Why Procurement Is Evolving
Clients are more sophisticated than they were even five years ago. They’re looking for consistency across their portfolios, playbooks that scale, and partners who reduce risk instead of adding to it. Design vision still matters obviously, but operators want predictability. They want to know that what was promised is what will show up in the building, installed correctly and on time.
Procurement is the part of the process that can deliver that level of certainty. It’s where budgets are protected, timelines are defended, and the entire design package is kept intact despite constant vendor and market changes.
This is why procurement is no longer the back office of design. It’s becoming the performance engine.
The New Expectation: Precision
In the past, procurement was seen as just ordering furniture. Today it’s about managing risk. The questions clients ask are different now:
- How quickly will you know if something is delayed?
- What systems do you use to catch issues before they affect installation?
- How do you handle substitutions in a way that protects the design intent?
- Who coordinates warehouse inspections and communicates with the field?
These aren’t administrative details. They’re operational safeguards. And they’re becoming the new baseline expectation for anyone working in multifamily, student housing, or commercial housing.
Technology Is Quietly Reshaping the Process
Behind the scenes, technology is influencing how procurement is managed – internal systems that track orders, vendor updates, warehouse reports, and timelines in one place. Firms that invest in operational software will outperform firms that rely on spreadsheets and email chains.
At Mood, we’ve already integrated internal tools into our workflow to keep every PO, timeline, and vendor communication connected. It’s not something the market sees, but it’s something our clients feel through smoother installations and fewer surprises.
The Next Competitive Edge: Seamless Execution
In the coming years, the differentiator in our industry won’t be who has the most striking design concepts. It will be who can execute consistently across dozens of properties, multiple markets, and shifting timelines without losing momentum. Developers and operators care about rent-ready dates, resident experience, and cost control. Design feeds those goals, but procurement delivers them.
Execution is becoming the new brand strength.
How Mood Is Preparing for This Shift
Mood has always believed that execution is part of the design story. Our approach is rooted in systems, communication, and accountability. As the industry becomes more schedule-driven and budget-conscious, we’re expanding our internal processes, refining our software, and building even stronger operational partnerships.
We’re not reacting to where the market is headed. We’ve been building for it.

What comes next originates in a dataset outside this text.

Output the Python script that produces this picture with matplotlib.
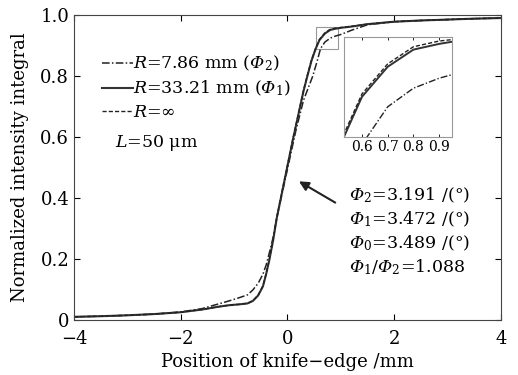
import matplotlib
matplotlib.use("Agg")
import matplotlib.pyplot as plt
from matplotlib.patches import Rectangle

plt.rcParams["font.family"] = ["DejaVu Serif"]
plt.rcParams["mathtext.fontset"] = "custom"
plt.rcParams["mathtext.rm"] = "DejaVu Serif"
plt.rcParams["mathtext.it"] = "DejaVu Serif:italic"
# italic capital Greek (mathit forces them upright)
plt.rcParams["mathtext.sf"] = "DejaVu Serif:italic"

# knife-edge position (mm) and normalized intensity integral
x_r1 = [-4, -3.5, -3, -2.5, -2, -1.6, -1.3, -1.1, -0.9, -0.75, -0.65, -0.55, -0.46, -0.4,
        -0.34, -0.27, -0.2, -0.1, 0, 0.1, 0.2, 0.3, 0.37, 0.45, 0.53, 0.6, 0.7, 0.8, 0.9,
        1.0, 1.2, 1.5, 2, 2.5, 3, 3.5, 4]
y_r1 = [0.010, 0.012, 0.015, 0.019, 0.025, 0.034, 0.043, 0.048, 0.051, 0.054, 0.062, 0.080,
        0.110, 0.150, 0.197, 0.260, 0.335, 0.420, 0.505, 0.590, 0.670, 0.750, 0.798, 0.850,
        0.890, 0.918, 0.939, 0.951, 0.955, 0.958, 0.962, 0.970, 0.978, 0.982, 0.985, 0.988, 0.990]
y_inf = [0.010, 0.012, 0.015, 0.019, 0.025, 0.034, 0.043, 0.048, 0.051, 0.054, 0.063, 0.081,
         0.112, 0.152, 0.199, 0.262, 0.337, 0.423, 0.508, 0.593, 0.673, 0.753, 0.801, 0.853,
         0.892, 0.920, 0.941, 0.953, 0.957, 0.959, 0.963, 0.970, 0.978, 0.982, 0.985, 0.988, 0.990]

x_r2 = [-4, -3.5, -3, -2.5, -2, -1.6, -1.3, -1.1, -0.9, -0.75, -0.65, -0.55, -0.46, -0.4,
        -0.34, -0.27, -0.2, -0.1, 0, 0.1, 0.16, 0.3, 0.47, 0.55, 0.62, 0.7, 0.8, 0.9,
        1.0, 1.2, 1.5, 2, 2.5, 3, 3.5, 4]
y_r2 = [0.010, 0.012, 0.015, 0.019, 0.026, 0.037, 0.052, 0.062, 0.073, 0.082, 0.098, 0.120,
        0.150, 0.180, 0.220, 0.270, 0.335, 0.415, 0.495, 0.575, 0.623, 0.720, 0.798, 0.845,
        0.890, 0.911, 0.924, 0.931, 0.936, 0.950, 0.968, 0.978, 0.982, 0.985, 0.988, 0.990]

labels = [r"$\mathit{R}$=7.86 mm ($\mathsf{\Phi}_2$)",
          r"$\mathit{R}$=33.21 mm ($\mathsf{\Phi}_1$)",
          r"$\mathit{R}$=∞"]
results = [r"$\mathsf{\Phi}_2$=3.191 /(°)",
           r"$\mathsf{\Phi}_1$=3.472 /(°)",
           r"$\mathsf{\Phi}_0$=3.489 /(°)",
           r"$\mathsf{\Phi}_1/\mathsf{\Phi}_2$=1.088"]
inset_xlim = (0.53, 0.95)
inset_ylim = (0.89, 0.96)

fig = plt.figure(figsize=(5.18, 3.75), dpi=100)
ax = fig.add_axes([0.143, 0.147, 0.824, 0.813])

dashdot = (0, (5, 1.5, 1, 1.5))
ax.plot(x_r2, y_r2, color="#222222", lw=1.1, ls=dashdot, label=labels[0])
ax.plot(x_r1, y_r1, color="#333333", lw=1.5, ls="-", label=labels[1])
ax.plot(x_r1, y_inf, color="#222222", lw=1.0, ls=(0, (3, 1.5)), label=labels[2])

ax.set_xlim(-4, 4)
ax.set_ylim(0, 1.0)
ax.set_xticks([-4, -2, 0, 2, 4])
ax.set_xticklabels(["\u22124", "\u22122", "0", "2", "4"])
ax.set_yticks([0, 0.2, 0.4, 0.6, 0.8, 1.0])
ax.set_yticklabels(["0", "0.2", "0.4", "0.6", "0.8", "1.0"])
ax.tick_params(direction="in", top=True, right=True, labelsize=13, length=4, width=0.8)
ax.tick_params(axis="x", pad=7)
for s in ax.spines.values():
    s.set_linewidth(0.8)
    s.set_color("#444444")
ax.set_xlabel("Position of knife\u2212edge /mm", fontsize=13, labelpad=4)
ax.set_ylabel("Normalized intensity integral", fontsize=13, labelpad=8)

ax.legend(loc="upper left", bbox_to_anchor=(0.05, 0.895), frameon=False, fontsize=12.5,
          handlelength=1.75, handletextpad=0.0, labelspacing=0.33, borderaxespad=0)
ax.text(0.095, 0.58, r"$\mathit{L}$=50 μm", transform=ax.transAxes, fontsize=12.5,
        va="center", ha="left")

ax.annotate("", xy=(0.17, 0.459), xytext=(0.94, 0.38),
            arrowprops=dict(arrowstyle="-|>", color="#222222", lw=1.5, mutation_scale=14))
ax.text(1.16, 0.44, "\n".join(results), fontsize=12.5, va="top", ha="left", linespacing=1.3)

ax.add_patch(Rectangle((inset_xlim[0], inset_ylim[0]), inset_xlim[1] - inset_xlim[0],
                       inset_ylim[1] - inset_ylim[0], fill=False, ec="#999999", lw=0.8))

axin = fig.add_axes([0.664, 0.635, 0.2085, 0.267])
axin.plot(x_r2, y_r2, color="#222222", lw=1.0, ls=dashdot)
axin.plot(x_r1, y_r1, color="#333333", lw=1.4, ls="-")
axin.plot(x_r1, y_inf, color="#222222", lw=1.0, ls=(0, (3, 1.5)))
axin.set_xlim(*inset_xlim)
axin.set_ylim(*inset_ylim)
axin.set_xticks([0.6, 0.7, 0.8, 0.9])
axin.set_xticklabels(["0.6", "0.7", "0.8", "0.9"])
axin.set_yticks([])
axin.tick_params(direction="in", top=True, labelsize=10, length=2, width=0.6, pad=2)
for s in axin.spines.values():
    s.set_linewidth(0.8)
    s.set_color("#999999")

fig.savefig("out.png", dpi=100)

Why This Matters to Owners and Operators
When procurement is strong, everything else performs better:
- Schedules stay intact
- Budgets stay predictable
- Installations stay clean
- The resident experience stays consistent
Looking Forward
The industry is moving toward a future where the firms that win are the firms that deliver more than beautiful design boards. And procurement is becoming the heartbeat of that delivery. It’s where vision meets accountability, where design becomes reality, and where projects actually succeed.
Mood is proud to be part of that evolution — and even more proud to help lead it.